With our 14 new titles in the bags we headed home. I pulled out the large wall map last week and we have been taking the time to find each continent as we go through things. With Africa we started talking about the scale of the land. The diversity of the populations and landscape diversity are vast. I noticed that no books on Egypt were present and I assume that it will fall into a Middle East section. Also, since this is current rather than historical, we skipped the Egyptology. Trying to explain how large a continent is to a child is difficult but we managed a good understanding via comparisons.
Most of the books celebrate the beauty of stories and rural traditions. For You Are A Kenyan Child was so sweet. My son asked why they played soccer with a rag ball instead of a soccer ball and we got to talk about income and rural life. With Anansi the Spider we discussed the trickster theme and how it appears in many cultures. We all know someone who is sneaky or tricky.
Animal diversity is a large part of the African mystique. Hippos, giraffes, elephants, and so many more creatures great and small clearly set Africa apart from other regions of the world. We integrated our sensory needs by making a bin of jelly beads and putting animals in. Both kids got to use tongs and scooping tools to retrieve the animals. We said their names and placed them on the map. Each child got to guess which animals were from Africa and which were not. It was so much fun that my kids did it over and over.
When I needed a break I got the chance to turn on the tv and pulled up Tinga Tinga Tales. If you haven’t seen these, I highly recommend them.
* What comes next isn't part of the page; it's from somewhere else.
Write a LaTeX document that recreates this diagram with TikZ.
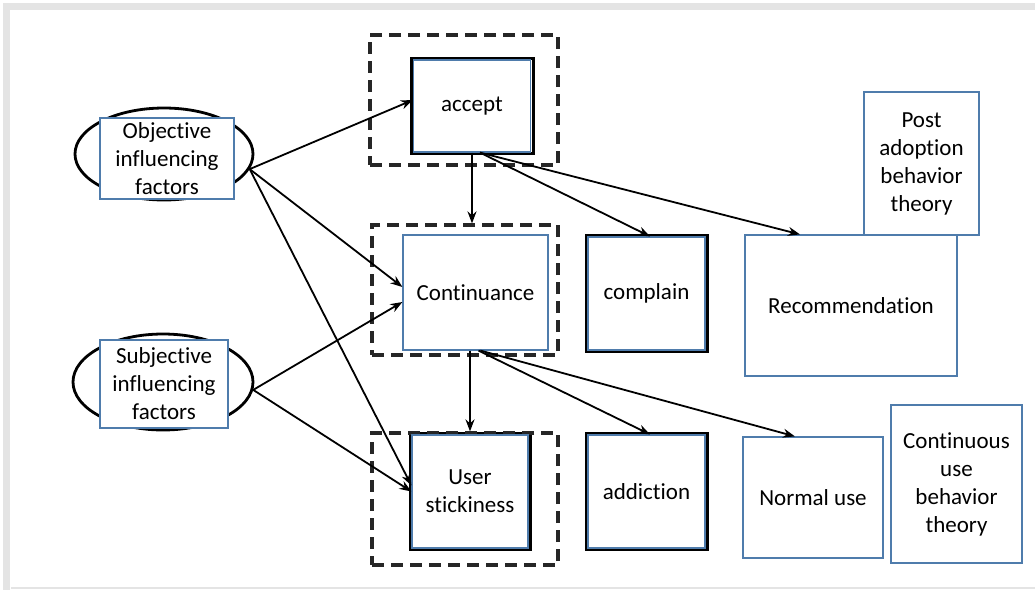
\documentclass[tikz,border=0pt]{standalone}
\usepackage{fontspec}
\setmainfont{Carlito}[Ligatures=NoCommon]
\usetikzlibrary{positioning, backgrounds, shapes.geometric, arrows.meta}
\definecolor{boxblue}  {HTML}{4F7CAC}
\definecolor{framegray}{HTML}{E4E4E4}

\begin{document}
\begin{tikzpicture}[
    x=0.5pt, y=-0.5pt,
    every node/.style={font=\fontsize{11.5}{14}\selectfont, text=black},
    box/.style={
        draw=boxblue, fill=white, line width=0.6pt,
        align=center, inner sep=2pt
    },
    factor/.style={
        ellipse, draw=black, line width=1.4pt,
        minimum width=89pt, minimum height=46pt, inner sep=0pt
    },
    group/.style={draw=black!85, dash pattern=on 6pt off 3.5pt, line width=1.6pt},
    backframe/.style={draw=black, line width=1.5pt},
    arrow/.style={-{Stealth[length=6pt, width=4.5pt]}, line width=0.9pt, draw=black}
]

\useasboundingbox (0,0) rectangle (1035,590);

% ── PAGE FRAME ────────────────────────────────────────────────
\begin{scope}[on background layer]
    \fill[white] (0,0) rectangle (1035,590);
    \draw[framegray, line width=3.5pt] (6,590) -- (6,6) -- (1035,6);
    \draw[framegray, line width=1pt] (11,588) -- (1035,588);
\end{scope}

% ── INFLUENCING FACTORS ───────────────────────────────────────
\node[factor] (objell) at (164,154) {};
\node[box, minimum width=67pt, minimum height=40.5pt] (objfac) at (167,158.5)
    {Objective\\influencing\\factors};

\node[factor, minimum width=90pt, minimum height=48pt] (subell) at (163,382) {};
\node[box, minimum width=64pt, minimum height=44pt] (subfac) at (164,384)
    {Subjective\\influencing\\factors};

% ── STAGE GROUPS (dashed) ─────────────────────────────────────
\node[group, minimum width=94pt, minimum height=65pt] (grpaccept) at (464,100) {};
\node[group, minimum width=93pt, minimum height=65pt] (grpcont)   at (465,290) {};
\node[group, minimum width=93pt, minimum height=66pt] (grpstick)  at (465,499) {};

% ── STAGES ────────────────────────────────────────────────────
\node[box, minimum width=58.5pt, minimum height=46pt] (accept) at (472,106)
    {accept};
\node[box, minimum width=72.5pt, minimum height=57.5pt] (cont) at (475.5,292.5)
    {Continuance};
\node[box, minimum width=58pt, minimum height=56.5pt] (stick) at (470,491.5)
    {User\\stickiness};

% ── OUTCOMES ──────────────────────────────────────────────────
\node[box, minimum width=58.5pt, minimum height=56.5pt] (complain) at (646.5,293.5)
    {complain};
\node[box, minimum width=58.5pt, minimum height=56.5pt] (addict) at (646.5,491.5)
    {addiction};

\node[box, minimum width=57.5pt, minimum height=71.5pt] (postadopt) at (921.5,163.5)
    {Post\\adoption\\behavior\\theory};
\node[box, minimum width=106pt, minimum height=70.5pt] (recom) at (851,305.5)
    {Recommendation};

\node[box, minimum width=70pt, minimum height=60.5pt] (normal) at (813,497.5)
    {Normal use};
\node[box, minimum width=65.5pt, minimum height=79pt] (contuse) at (956.5,484)
    {Continuous\\use\\behavior\\theory};

% black frames behind the stage boxes
\begin{scope}[on background layer]
    \foreach \b in {accept, stick, complain, addict}
        \draw[backframe] ([shift={(-0.5pt,-0.5pt)}]\b.south west)
            rectangle ([shift={(1pt,0.5pt)}]\b.north east);
\end{scope}

% ── ARROWS: factors → stages ──────────────────────────────────
\draw[arrow] (objell.-10) -- ([yshift=3pt]accept.west);
\draw[arrow] (objell.-10) -- ([yshift=2.75pt]cont.west);
\draw[arrow] (objell.-10) -- ([yshift=3pt]stick.west);
\draw[arrow] (subell.-5)  -- ([yshift=-4.75pt]cont.west);
\draw[arrow] (subell.-5)  -- (stick.west);

% ── ARROWS: stage → stage ─────────────────────────────────────
\draw[arrow] (accept.south) -- (accept.south |- grpcont.north);
\draw[arrow] (cont.south -| stick.north) -- (stick.north |- grpstick.north);

% ── ARROWS: stage → outcomes ──────────────────────────────────
\draw[arrow] ([xshift=4pt]accept.south) -- ([xshift=1.75pt]complain.north);
\draw[arrow] ([xshift=4pt]accept.south) -- ([xshift=-25.5pt]recom.north);
\draw[arrow] ([xshift=1.5pt]cont.south) -- ([xshift=1.75pt]addict.north);
\draw[arrow] ([xshift=2.5pt]cont.south) -- ([xshift=-9pt]normal.north);

\end{tikzpicture}
\end{document}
The stories are done in the art from Tanzania and look like batique art in motion. The tales are African cultural tales about animals and are produced in Nairobi. Originally a BBC show, it has been bought by Disney and brought to the USA. They are absolutely beautiful. I find myself constantly inspired by the art and simple designs. For the kids it was a nice visual play with a great and funny story mixed in.
As we wrap up the week I wanted to reflect on what a gift this has been to have a guide to opening our hearts and minds to the world. It is one thing to read stories from all over the library but it is another to find them in groups so that they build upon each other and give meaning to entire regions of the world. We had such meaningful conversation about skin color, ethnicity, culture, jobs, language, food, economic disparity, and much more thanks to reading by region.